Yes, the man himself had grown more aloof than ever, more buried in his work of keeping the squadron flying and his men in good spirits, those in the air and the crews on the ground. Heck, the boys on the ground worked as hard as anybody to keep the birds in the air, so he made sure to visit them often and keep conversations going, ask questions about the repairs and about tendencies with the Liberators. There were always missions to prep for; every day that the weather held, the group would go up, often with maximum effort.

Yet even the loner grew lonely. He saw what some men of his squadron had at age twenty or twenty-two, a wife and partner who became a lifeline even four miles in the air, or especially that high up. Bob Kiser blushed and smiled his wide innocent smile at the mention of Judy; Neil Johnson had his sweetheart, June; Chick Torpey wasn’t only crazy about Betty but had named his plane after her. Bill Minor had eyes only for Dolores. Jim would spend quiet evenings in his quarters revisiting the touchstones of home, the letter from Dad and its copy of the 91st Psalm and the lipstick-smeared handkerchief given to him by Roz Russell. He found them so at odds, one speaking of home and hearth and the other of a man at loose ends, with a hundred conquests and no special woman in Indiana or Hollywood who was waiting for him, worrying for his safety, haunting the mailman for a letter.

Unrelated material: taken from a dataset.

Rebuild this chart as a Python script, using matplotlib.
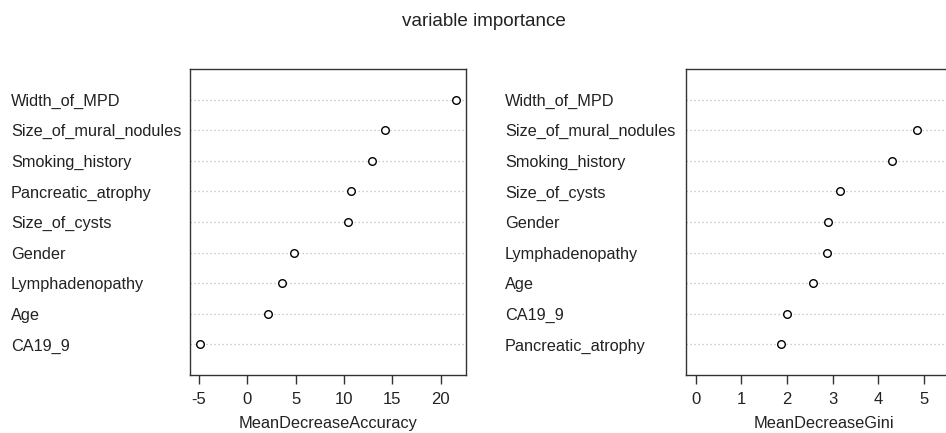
import matplotlib.pyplot as plt
import numpy as np

plt.rcParams['font.family'] = ['Liberation Sans', 'DejaVu Sans']

# MeanDecreaseAccuracy panel, top to bottom
acc_labels = ["Width_of_MPD", "Size_of_mural_nodules", "Smoking_history",
              "Pancreatic_atrophy", "Size_of_cysts", "Gender",
              "Lymphadenopathy", "Age", "CA19_9"]
acc_values = [21.55, 14.23, 12.92, 10.74, 10.42, 4.88, 3.63, 2.17, -4.86]

# MeanDecreaseGini panel, top to bottom (top value lies past the cropped edge)
gini_labels = ["Width_of_MPD", "Size_of_mural_nodules", "Smoking_history",
               "Size_of_cysts", "Gender", "Lymphadenopathy", "Age",
               "CA19_9", "Pancreatic_atrophy"]
gini_values = [5.6, 4.85, 4.31, 3.16, 2.90, 2.87, 2.57, 2.00, 1.87]

W, H = 946, 433
fig = plt.figure(figsize=(W / 100, H / 100), dpi=100)


def dotchart(rect, labels, values, xmin, xlabel, ticks, label_x):
    ax = fig.add_axes([rect[0] / W, 1 - rect[3] / H,
                       (rect[2] - rect[0]) / W, (rect[3] - rect[1]) / H])
    n = len(values)
    ypos = np.arange(n, 0, -1)
    for y in ypos:
        ax.axhline(y, color="#bdbdbd", lw=0.9, ls=(0, (1, 2.2)), zorder=1)
    ax.scatter(values, ypos, s=30, facecolors="white", edgecolors="black",
               linewidths=1.0, zorder=3)
    lo = xmin if xmin is not None else min(values)
    hi = max(values)
    pad = 0.04 * (hi - lo)
    ax.set_xlim(lo - pad, hi + pad)
    ax.set_ylim(0, n + 1)
    ax.set_xticks(ticks)
    ax.set_xticklabels([str(t) for t in ticks])
    ax.tick_params(axis="x", length=6.5, width=1, color="#333333",
                   labelsize=12, pad=6, labelcolor="#222222")
    ax.set_xlabel(xlabel, fontsize=11.8, labelpad=6, color="#222222")
    ax.set_yticks(ypos)
    ax.set_yticklabels(labels, fontsize=11.7, color="#222222")
    pad_pt = (rect[0] - label_x) * 72 / 100
    ax.tick_params(axis="y", length=0, pad=pad_pt)
    for lab in ax.get_yticklabels():
        lab.set_horizontalalignment("left")
    for sp in ax.spines.values():
        sp.set_color("#333333")
        sp.set_linewidth(1.0)
    return ax


dotchart((190, 69, 466, 375), acc_labels, acc_values, None,
         "MeanDecreaseAccuracy", [-5, 0, 5, 10, 15, 20], 11)
dotchart((685.5, 69, 961.5, 375), gini_labels, gini_values, 0,
         "MeanDecreaseGini", [0, 1, 2, 3, 4, 5], 505)

fig.text(484 / W, 1 - 21 / H, "variable importance", ha="center",
         va="center", fontsize=13.6, color="#222222")

fig.savefig("out.png", dpi=100)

He was staying abreast of the news from back home via the Indiana Evening Gazette. He read that old Mrs. Gessler, the organist at church, had died after a brief illness; that Pennsylvania was on the verge of an “egg famine” and a coal shortage; that Dad and the fire company had to put out fires at the liquor store on Philadelphia Street on consecutive days that turned out to be the work of an arsonist.

He was forced to read about himself, as with an article titled, STEWART SAID LONELIEST MAN with the subhead, Indiana Captain Too Busy to Talk to News Writers. He knew he was asking a lot, to be a movie star on the one hand and a combat aviator on the other, yet here he was, within a guarded perimeter somewhere in England. Right where he wanted to be.